Stamattina mi sveglio, la mamma inizia – vestiti, lavati, fai colazione, andiamo, veloce, cammina, siamo in ritardo, dobbiamo andare all’asilo. Siamo sempre di corsa, io invece vorrei stare un po’ tranquilla con la mamma. Ma non si può – così dice la mamma. Vado all’asilo e la mamma va al lavoro. Torno a casa con la baby-sitter e la mamma è ancora al lavoro. È tutto il giorno che vorrei abbracciarla e non posso. Ma cosa sarà mai poi questo lavoro? È forse più importante di me? Va beh, intanto gioco con gli amici all’asilo, gioco con la baby-sitter a casa. Che ore sono? – penso. Torna sempre così tardi – penso. Eccola che torna, ma io sono arrabbiata. È tutto il giorno che la aspetto. Vuole darmi un bacio ma io voglio farle capire che sono arrabbiata, che mi è mancata, quindi non lo voglio. Mi chiede com’è andata. Male, tu non c’eri – vorrei rispondere, però sto zitta. Mi dice – è ora di fare il bagnetto. Uffa penso, ma giocare con me no? Sono così sporca? Mi mette nel bagnetto e si mette a cucinare, ordinare, fare cose. Mi metto a piangere, urlare. Forse così si accorge che voglio solo stare con lei. Invece no, si arrabbia, mi sgrida. Forse non mi vuole bene.

 

In questi due paragrafi vengono immaginati il punto di vista di una mamma e il punto di vista della sua bambina rispetto ad una stessa giornata della loro vita. Il modo in cui vedono tale giornata è molto diverso ma si può dire che una delle due abbia più ragione dell’altra? O sono entrambi punti di vista validi, che nascono dall’esperienza personale che ognuna di loro ha della vita in quel momento?

Si può dunque dire che la realtà ha delle sue caratteristiche intrinseche oppure è qualcosa che costruiamo noi? C’è una realtà che può essere definita a prescindere da come noi la guardiamo oppure nasce dalla nostra esperienza delle cose? 
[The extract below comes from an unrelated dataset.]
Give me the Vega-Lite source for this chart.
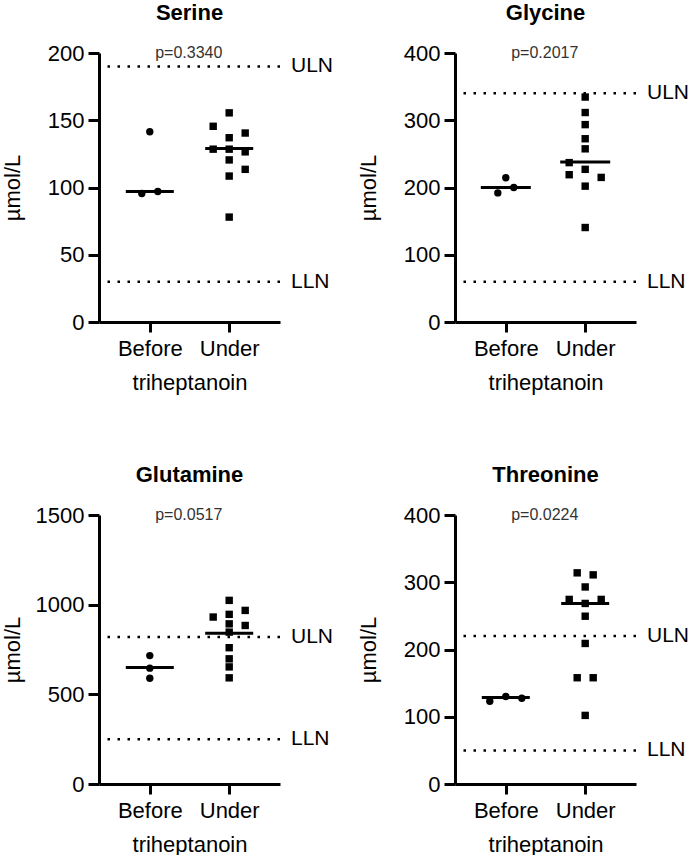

Ognuno di noi, posto di fronte al mondo, può scegliere come interpretarlo, quale significato dare ad un evento, a quali particolari dare rilievo, quali alternative tra le tante possibili sono per lui più sensate, valide, plausibili.

Questa prospettiva apre:

  • all’incontro con l’altro: non si può dire che il modo di vedere le cose di una persona sia più “giusto” di quello che ha un’altra persona, ma ognuno sceglie quello che ritiene migliore per sé. Per entrare in relazione con l’altro è però importante a volte provare ad uscire dal proprio punto di vista per cercare di comprendere quello dell’altro. Questo permette di vedere un evento da diversi punti di vista, di rileggerlo con altri occhi e di aumentare la comprensione di ciò che accade nelle relazioni tra persone. A volte le incomprensioni nascono dal dare per scontato che la realtà sia come la vediamo noi e che l’altro non ci capisca o sbagli. Riconoscere che l’altro possa vedere qualcosa di diverso e che il suo modo di vedere le cose sia altrettanto legittimo rispetto al nostro apre la possibilità alla creazione di una comunicazione più profonda.

  • al cambiamento: se una stessa situazione può essere letta in diversi modi, allora è possibile che una stessa persona possa aprirsi a più punti di vista rispetto ad essa. Anche qualcosa che ci fa soffrire molto, che ci mette in difficoltà e che ci sembra inaffrontabile o senza via di uscita, in realtà è aperto a diverse interpretazioni, nonostante a volte sia difficile uscire dal proprio modo di rappresentarselo. Cambiare il modo di vedere qualcosa cambia anche il modo in cui lo si affronta, e cambia noi stessi.

Nel caso degli esempi riportati, per la mamma potrebbe essere utile cercare di comprendere come sua figlia viva il fatto che la mamma lavori e sia fuori casa tutto il giorno e cosa le piacerebbe fare quando sono insieme, perché la aiuterebbe a dare un nuovo significato ai comportamenti della figlia e a sentirsi meno impotente, mentre per la bambina potrebbe essere utile conoscere meglio il lavoro della mamma, capire quale importanza abbia per lei e perché a volte la mamma sia stanca o distratta, perché la aiuterebbe a capire meglio i comportamenti della mamma e a non sentirsi non amata. Questa comprensione reciproca modificherebbe il modo in cui ognuna di loro percepisce se stessa, l’altra e la relazione.

Bibliografia
“Alternativismo costruttivo” da Bannister, D. – Fransella, F. (1986). L’uomo ricercatore. Introduzione alla psicologia dei costrutti personali. Psycho di G. Martinelli & C.